Most of the old factory is being removed to clear the way for construction of Camperdown Dairy International’s (CDI) $120 million milk and nutritional powder plant.
The 36-metre-high ‘Niro’ building, which has dominated Camperdown’s western skyline since 1973, is expected to be gone completely by the end of this week.
CDI chief operating officer Tony Addinsall said a long reach excavator was being used to demolish the high sections of the Niro building, so named for the milk drying equipment used in the building.
Mr Addinsall said former cheese rooms and maintenance facilities would also be cleared from the site as part of the demolition project.
“Most of the old Bonlac sheds will go,” he said.
Much of the factory had been disused since it was closed by the former Bonlac Foods company in 2000.
Mr Addinsall said the site’s 34-metre brick chimney was set to be cleared in the second demolition stage, likely to occur before June 30.
However, buildings at the western end of the site used by a separate company, Camperdown Dairy, for milk processing would remain, as would the heritage-listed Camperdown Cheese and Butter Company facade that fronts Manifold Street, Mr Addinsall said.
A former manager’s residence was also being retained, he said.
Mr Addinsall said no date had yet been set for the start of construction of the new milk and nutritional powders plants.
He said the plant aimed to secure more than 200 million litres of milk a year to produce powders for Asian markets, including China.
CDI plans to be a vertically integrated business with control of milk supply through to the operation of the processing facilities and export of dairy products.
Corangamite Shire Council recently gave planning permission to the new factory after no objections were received.

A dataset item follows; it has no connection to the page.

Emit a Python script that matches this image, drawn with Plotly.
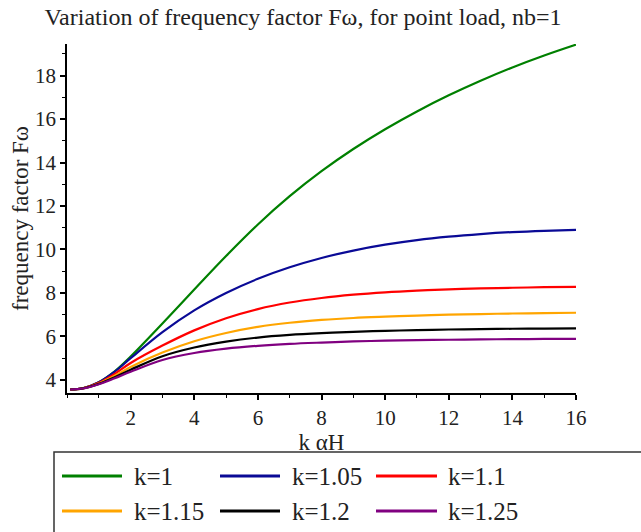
import plotly.graph_objects as go

# k αH values at which the frequency factor is tabulated
k_alpha_h = [0.1, 0.5, 1, 1.5, 2, 3, 4, 5, 6, 7, 8, 9, 10, 11, 12, 13, 14, 15, 16]

# Frequency factor Fω for each k
f_k100 = [3.56, 3.62, 3.90, 4.40, 5.08, 6.60, 8.16, 9.70, 11.15, 12.45, 13.60, 14.62, 15.53, 16.35, 17.09, 17.76, 18.37, 18.92, 19.42]
f_k105 = [3.56, 3.62, 3.89, 4.38, 5.00, 6.20, 7.20, 8.00, 8.65, 9.18, 9.61, 9.95, 10.22, 10.43, 10.59, 10.71, 10.80, 10.86, 10.90]
f_k110 = [3.56, 3.62, 3.87, 4.28, 4.78, 5.58, 6.28, 6.84, 7.26, 7.56, 7.77, 7.92, 8.03, 8.11, 8.17, 8.21, 8.24, 8.265, 8.28]
f_k115 = [3.56, 3.615, 3.84, 4.19, 4.60, 5.26, 5.78, 6.16, 6.44, 6.63, 6.76, 6.85, 6.91, 6.96, 7.00, 7.03, 7.055, 7.075, 7.09]
f_k120 = [3.56, 3.61, 3.82, 4.13, 4.47, 5.09, 5.49, 5.76, 5.95, 6.07, 6.15, 6.21, 6.26, 6.29, 6.32, 6.34, 6.355, 6.365, 6.37]
f_k125 = [3.56, 3.605, 3.80, 4.08, 4.38, 4.92, 5.24, 5.44, 5.57, 5.66, 5.72, 5.77, 5.805, 5.83, 5.85, 5.865, 5.877, 5.886, 5.893]

series_labels = ["k=1", "k=1.05", "k=1.1", "k=1.15", "k=1.2", "k=1.25"]
series_values = [f_k100, f_k105, f_k110, f_k115, f_k120, f_k125]
series_colors = ["#008000", "#0a0a96", "#ff0000", "#ffa500", "#000000", "#800080"]

x_ticks = [2, 4, 6, 8, 10, 12, 14, 16]
y_ticks = [4, 6, 8, 10, 12, 14, 16, 18]

W, H = 641, 532
ML, MR, MT, MB = 67, 65, 44, 139
FONT = "Liberation Serif"
TEXT = "#222222"


def paper_x(px):
    return (px - ML) / (W - ML - MR)


def paper_y(py):
    return (H - MB - py) / (H - MT - MB)


fig = go.Figure()
for name, vals, col in zip(series_labels, series_values, series_colors):
    fig.add_trace(go.Scatter(
        x=k_alpha_h, y=vals, mode="lines", name=name,
        line=dict(color=col, width=2.2, shape="spline", smoothing=1.0),
        showlegend=False,
    ))

# Legend box (open to the right and bottom edges of the figure)
shapes = [dict(type="rect", xref="paper", yref="paper",
               x0=paper_x(54), x1=paper_x(720), y0=paper_y(452), y1=paper_y(620),
               line=dict(color="#333333", width=1.5), fillcolor="rgba(0,0,0,0)")]
annotations = []
cols_line = [(62, 122), (220, 280), (376, 437)]
cols_text = [132, 290, 446]
rows_y = [476, 511]
for i, (name, col) in enumerate(zip(series_labels, series_colors)):
    r, c = divmod(i, 3)
    x0, x1 = cols_line[c]
    yy = rows_y[r]
    shapes.append(dict(type="line", xref="paper", yref="paper",
                       x0=paper_x(x0), x1=paper_x(x1), y0=paper_y(yy), y1=paper_y(yy),
                       line=dict(color=col, width=3)))
    annotations.append(dict(text=name, xref="paper", yref="paper",
                            x=paper_x(cols_text[c]), y=paper_y(yy),
                            xanchor="left", yanchor="middle", showarrow=False,
                            font=dict(family=FONT, size=25, color=TEXT)))

fig.update_layout(
    width=W, height=H,
    margin=dict(l=ML, r=MR, t=MT, b=MB),
    paper_bgcolor="white", plot_bgcolor="white",
    font=dict(family=FONT, color=TEXT),
    title=dict(text="Variation of frequency factor Fω, for point load, nb=1",
               x=303 / W, xanchor="center", xref="container",
               y=1 - 17 / H, yanchor="middle", yref="container",
               font=dict(family=FONT, size=24, color=TEXT)),
    shapes=shapes,
    annotations=annotations,
)
fig.update_xaxes(
    range=[0, 16], tickvals=x_ticks, showgrid=False, zeroline=False,
    showline=True, linecolor="black", linewidth=1.5,
    ticks="outside", ticklen=5, tickwidth=1.5, tickcolor="black",
    minor=dict(dtick=1, tick0=0, ticks="outside", ticklen=3, tickcolor="black", tickwidth=1.2),
    tickfont=dict(family=FONT, size=21, color=TEXT),
    title=dict(text="k αH", font=dict(family=FONT, size=23, color=TEXT), standoff=4),
)
fig.update_yaxes(
    range=[3.4, 19.45], tickvals=y_ticks, showgrid=False, zeroline=False,
    showline=True, linecolor="black", linewidth=1.5,
    ticks="outside", ticklen=5, tickwidth=1.5, tickcolor="black",
    minor=dict(dtick=1, tick0=0, ticks="outside", ticklen=3, tickcolor="black", tickwidth=1.2),
    tickfont=dict(family=FONT, size=21, color=TEXT),
    title=dict(text="frequency factor Fω", font=dict(family=FONT, size=23, color=TEXT), standoff=0),
)

fig.write_html("out.html")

Phase one of the project involves building a new spray dryer tower, warehouse, the restoration of the heritage butter factory facade along Manifold Street to include a new administration building and relocation of the heritage-listed manager’s residence to a new area on the site.
Phase two includes building a second drying tower and associated processing equipment to produce infant formula. That is set to provide 77 new jobs when complete, following 28 positions created in the first stage.
The Camperdown Cheese and Butter Company built the first dairy factory on the site in 1891.
The factory has been altered and extended many times, with major works occurring in the 1930s, 1967, 1970 and 1974.
The 1915 brick chimney was replaced by the current shaft when a new boiler house was erected in the 1950s.
Camperdown Dairy In-ternational is backed by agricultural investment management company, the EAT Group, and mining services, property and construction company, the MCG Group.